Republicans had a “short, simple and understandable message,” but lost anyway because:

Public policy isn’t determined by truth and lies. If it were, we would already have a low, flat income tax rate, personal retirement accounts instead of Social Security, no capital gains taxes or double taxation, school choice and many other conservative policies.

Republicans lose because they keep explaining. The left wins because they keep marketing.

Like it or not, we live in a sound-bite world…Today, candidates and elected officials only get a sentence or two at most to convey their message.

Artists tell us that the more lines there are in a drawing, the less important each line is. Conversely, the fewer the lines, the more weight each carries… [I]f a politician has only one sentence, each word must carry a lot of weight.

Houston and Matthews summed up their advice:

Quality must make up for quantity. If conservatives want to be as successful on their issues as they are in their campaigns, they must learn to utilize campaign techniques in policy battles and deliver their message in a form that is clear, simple and self-evident. This message needs to:

1.  Brand or take ownership of the policy product.

2.  Highlight the positives of the product.

3.  Answer some of the anticipated objections….

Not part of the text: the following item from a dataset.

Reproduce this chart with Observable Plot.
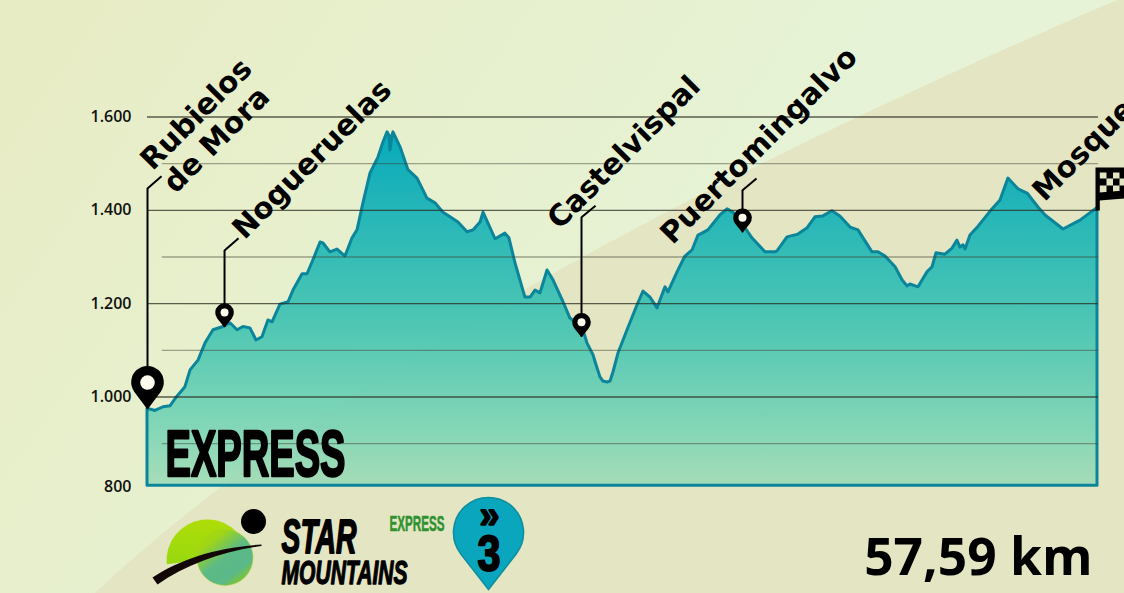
<!DOCTYPE html>
<html><head><meta charset="utf-8">
<script src="https://cdn.jsdelivr.net/npm/d3@7"></script>
<script src="https://cdn.jsdelivr.net/npm/@observablehq/plot@0.6"></script>
<style>
html,body{margin:0;padding:0;overflow:hidden;width:1124px;height:593px}
#page{position:relative;width:1124px;height:593px;overflow:hidden;background:linear-gradient(125deg,#e8ecc4 0%,#e6f3d6 60%)}
#hill{position:absolute;inset:0;background:#e3e5c3;clip-path:path("M95 593 C 300 400, 650 200, 1124 -3 L1124 593 Z")}
#chart{position:absolute;inset:0}
svg{display:block;background:transparent!important}
</style></head><body>
<div id="page"><div id="hill"></div><div id="chart"></div></div>
<script>
// Profile
const km = [0,.48,.97,1.39,1.8,2.3,2.61,3.09,3.52,4.0,4.61,5.03,5.46,5.82,6.24,6.61,6.97,7.33,7.58,8.06,8.55,8.85,9.4,9.7,10.06,10.49,10.67,11.09,11.52,12.0,12.43,12.73,13.09,13.52,14.0,14.31,14.55,14.67,14.73,14.85,14.91,15.34,15.82,16.37,16.97,17.46,17.94,18.37,18.85,19.4,19.76,20.19,20.37,21.1,21.7,21.94,22.31,22.91,23.22,23.52,23.82,24.25,24.61,25.22,25.64,26.37,26.67,27.04,27.22,27.46,27.64,27.89,28.07,28.25,28.55,29.1,29.7,30.07,30.49,30.92,31.4,31.58,32.13,32.61,33.04,33.4,33.64,34.0,34.73,35.16,35.52,36.13,36.67,37.46,38.07,38.19,38.8,39.46,40.0,40.49,40.97,41.52,42.0,42.62,43.1,43.95,44.31,44.74,45.35,45.77,46.07,46.25,46.74,47.28,47.59,47.83,48.37,48.8,49.1,49.28,49.47,49.59,49.89,50.38,51.22,51.71,52.19,52.8,53.35,54.01,54.44,55.53,56.56,57.47,57.59];
const elev = [975,970,978,980,1000,1021,1057,1078,1115,1143,1150,1158,1143,1150,1147,1121,1128,1164,1160,1198,1203,1228,1263,1263,1293,1331,1329,1310,1316,1301,1340,1357,1415,1479,1513,1546,1567,1560,1528,1560,1567,1535,1486,1468,1425,1415,1395,1385,1374,1353,1357,1374,1395,1338,1350,1340,1286,1213,1213,1228,1222,1271,1250,1203,1168,1149,1115,1089,1068,1042,1033,1031,1033,1053,1093,1143,1196,1226,1213,1190,1235,1224,1267,1301,1314,1346,1350,1357,1389,1402,1395,1368,1340,1310,1310,1312,1342,1348,1361,1385,1387,1398,1387,1363,1357,1310,1310,1301,1278,1250,1237,1241,1235,1267,1278,1308,1305,1318,1335,1320,1325,1316,1346,1365,1402,1421,1468,1445,1436,1406,1389,1359,1378,1402,1404];
const tickValues = [800,1000,1200,1400,1600];
const tickLabels = ["800","1.000","1.200","1.400","1.600"];
const minorTicks = [900,1100,1300,1500];
const stopNames = ["Rubielos\nde Mora","Nogueruelas","Castelvispal","Puertomingalvo","Mosqueruela"];
const stopKm = [0,4.67,26.31,36.07,52.9];
const stopElev = [973,1149,1128,1352,1400];
const leaderTop = [1447,1314,1385,1443];
const leaderEndKm = [.85,5.52,27.16,36.92];
const leaderEndElev = [1473,1340,1410,1468];
const baseElev = 810;
const totalKm = "57,59 km";

// Layout
const labelAt = [[175,194],[244,240],[559,230],[672,245],[1044,202]];
const labelFont = {fontFamily:"DejaVu Sans",fontWeight:700,fontSize:29.5,rotate:-45,textAnchor:"start",lineAnchor:"bottom",fill:"#000"};
const condensed = {fontFamily:"Liberation Sans",fontWeight:700,textAnchor:"start",lineAnchor:"bottom",frameAnchor:"top-left"};

function fit(len){return (i,s,v,d,c,next)=>{const g=next(i,s,v,d,c);
  g.querySelectorAll("text").forEach(t=>{t.setAttribute("textLength",len);t.setAttribute("lengthAdjust","spacingAndGlyphs")});return g;}}
const pin = k => ({draw(ctx,size){const r=Math.sqrt(size/Math.PI),d=k*r,a=Math.acos(1/k);
  ctx.moveTo(0,0);ctx.arc(0,-d,r,Math.PI/2-a,Math.PI/2+a,true);ctx.closePath();}});
const capped = (a0,a1)=>({draw(ctx,size){const r=Math.sqrt(size/Math.PI);ctx.arc(0,0,r,a0,a1);ctx.closePath();}});
const swoosh = {draw(ctx){ctx.moveTo(-54,14);ctx.bezierCurveTo(-25,-5,10,-16,55,-19);ctx.lineTo(55,-17.5);ctx.bezierCurveTo(15,-12,-20,1,-49,21);ctx.closePath();}};
const flag = {draw(ctx){const R=(x0,y0,x1,y1,s=0)=>{ctx.moveTo(x0,y0);ctx.lineTo(x1,y0+s);ctx.lineTo(x1,y1+s);ctx.lineTo(x0,y1);ctx.closePath();};
  R(-2,-41,2.3,2);R(2,-41,28,-36);
  R(9,-36,15.5,-30);R(22,-36,28,-30);R(2,-30,9,-23);R(15.5,-30,22,-23);R(9,-23,15.5,-16);R(22,-23,28,-16);
  R(2,-16,28,-8,-2);}};
const at = (dx,dy)=>({frameAnchor:"top-left",dx,dy});
const defs = () => {const D=d3.create("svg:defs");
  const add=(id,x2,y2,stops)=>{const g=D.append("linearGradient").attr("id",id).attr("x1",0).attr("y1",0).attr("x2",x2).attr("y2",y2);
    stops.forEach(([o,c,a])=>g.append("stop").attr("offset",o).attr("stop-color",c).attr("stop-opacity",a));};
  add("areaFill",0,1,[[0,"#07aabb",1],[.55,"#4cc6b3",.98],[.85,"#7ad5b5",.9],[1,"#96d9b4",.8]]);
  add("lime",0,1,[[0,"#aedd08",1],[1,"#98d80f",1]]);
  add("lens",.8,1,[[0,"#a6da0c",1],[.25,"#a0d614",1],[.55,"#5cba86",1],[.8,"#5ab88a",1],[1,"#8acb14",1]]);
  return D.node();};

const profile = km.map((k,i)=>({k,e:elev[i]}));
const stops = stopNames.slice(0,4).map((n,i)=>({k:stopKm[i],e:stopElev[i],top:leaderTop[i],xe:leaderEndKm[i],ye:leaderEndElev[i],big:i===0}));

const chart = Plot.plot({
  width:1124,height:593,margin:0,
  style:{background:"transparent",overflow:"hidden"},
  x:{domain:[0,57.59],range:[147,1097],axis:null},
  y:{domain:[800,1600],range:[489.8,116.5],axis:null},
  marks:[
    defs,
    Plot.areaY(profile,{x:"k",y1:baseElev,y2:"e",fill:"url(#areaFill)",stroke:"#0a859a",strokeWidth:3,strokeLinejoin:"round"}),
    Plot.ruleY(minorTicks,{x1:.9,x2:57.65,stroke:"#3d3d2e",strokeOpacity:.45,strokeWidth:1.3}),
    Plot.ruleY(tickValues.slice(1),{x1:0,x2:57.65,stroke:"#2c2c22",strokeOpacity:.75,strokeWidth:1.3}),
    Plot.text(tickLabels.slice(1),{text:d=>d,y:(d,i)=>tickValues[i+1],frameAnchor:"left",dx:131,textAnchor:"end",fontFamily:"Open Sans",fontWeight:600,fontSize:16,fill:"#111"}),
    Plot.text(tickLabels.slice(0,1),{text:d=>d,y:()=>tickValues[0],frameAnchor:"left",dx:131,dy:-3,textAnchor:"end",fontFamily:"Open Sans",fontWeight:600,fontSize:16,fill:"#111"}),
    // leaders
    Plot.ruleX(stops,{x:"k",y1:"e",y2:"top",stroke:"#000",strokeWidth:2}),
    Plot.link(stops,{x1:"k",y1:"top",x2:"xe",y2:"ye",stroke:"#000",strokeWidth:2,markerEnd:null}),
    // pins
    Plot.dot(stops.filter(d=>!d.big),{x:"k",y:"e",r:9.3,symbol:pin(1.6),fill:"#000"}),
    Plot.dot(stops.filter(d=>!d.big),{x:"k",y:"e",r:4,dy:-15,fill:"#fffdf0"}),
    Plot.dot(stops.filter(d=>d.big),{x:"k",y:"e",r:16.3,symbol:pin(1.68),fill:"#000"}),
    Plot.dot(stops.filter(d=>d.big),{x:"k",y:"e",r:7.3,dy:-27,fill:"#fffdf0"}),
    // labels
    ...stopNames.map((n,i)=>Plot.text([n],{text:d=>d,...labelFont,...at(labelAt[i][0],labelAt[i][1]),lineHeight:1.1})),
    // finish flag
    Plot.dot([0],{x:()=>57.59,y:()=>1404,r:10,symbol:flag,fill:"#000"}),
    // course title
    Plot.text(["EXPRESS"],{text:d=>d,...condensed,...at(165,475),fontSize:64,fill:"#000",stroke:"#000",strokeWidth:2.4,render:fit(180)}),
    // logo
    Plot.dot([0],{...at(207,560),r:41,symbol:capped(Math.PI*.97,Math.PI*1.95),fill:"url(#lime)"}),
    Plot.dot([0],{...at(224.5,557),r:28,fill:"url(#lens)",stroke:"#a8cf20",strokeWidth:.5}),
    Plot.dot([0],{...at(206,563),r:10,symbol:swoosh,fill:"#120606"}),
    Plot.dot([0],{...at(253,521),r:12.5,fill:"#000"}),
    Plot.text(["STAR"],{text:d=>d,...condensed,...at(281,552),fontSize:48,fontStyle:"italic",fill:"#000",stroke:"#000",strokeWidth:1.8,render:fit(75)}),
    Plot.text(["MOUNTAINS"],{text:d=>d,...condensed,...at(281,583),fontSize:34,fontStyle:"italic",fill:"#000",stroke:"#000",strokeWidth:1.3,render:fit(126)}),
    Plot.text(["EXPRESS"],{text:d=>d,...condensed,...at(389,530),fontSize:22,fill:"#2f9130",stroke:"#2f9130",strokeWidth:.5,render:fit(55)}),
    // stage badge
    Plot.dot([0],{...at(488,589),r:35,symbol:pin(1.63),fill:"#0aa6bd",stroke:"#0f8ea0",strokeWidth:1.6}),
    Plot.text(["»"],{text:d=>d,...condensed,...at(479,527),fontSize:38,fill:"#000",stroke:"#000",strokeWidth:1.6,render:fit(20)}),
    Plot.text(["3"],{text:d=>d,...condensed,...at(477,570),fontSize:50,fill:"#000",stroke:"#000",strokeWidth:2,render:fit(23)}),
    // distance
    Plot.text([totalKm],{text:d=>d,frameAnchor:"top-left",dx:1092,dy:574,textAnchor:"end",lineAnchor:"bottom",fontFamily:"Open Sans",fontWeight:700,fontSize:51.5,fill:"#000"})
  ]
});
document.getElementById("chart").append(chart);
</script>
</body></html>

And do it all in a few words.

We have been arguing for some time that our political leaders need to modernize and professionalize their communication efforts. As we’ve said, it’s all about public opinion. Houston and Matthews were exactly right when they wrote:

Conservatives must learn how to market their policies as well as they do their candidates. If they have to explain an issue in great detail, they will be left holding the bag — rather than the victory.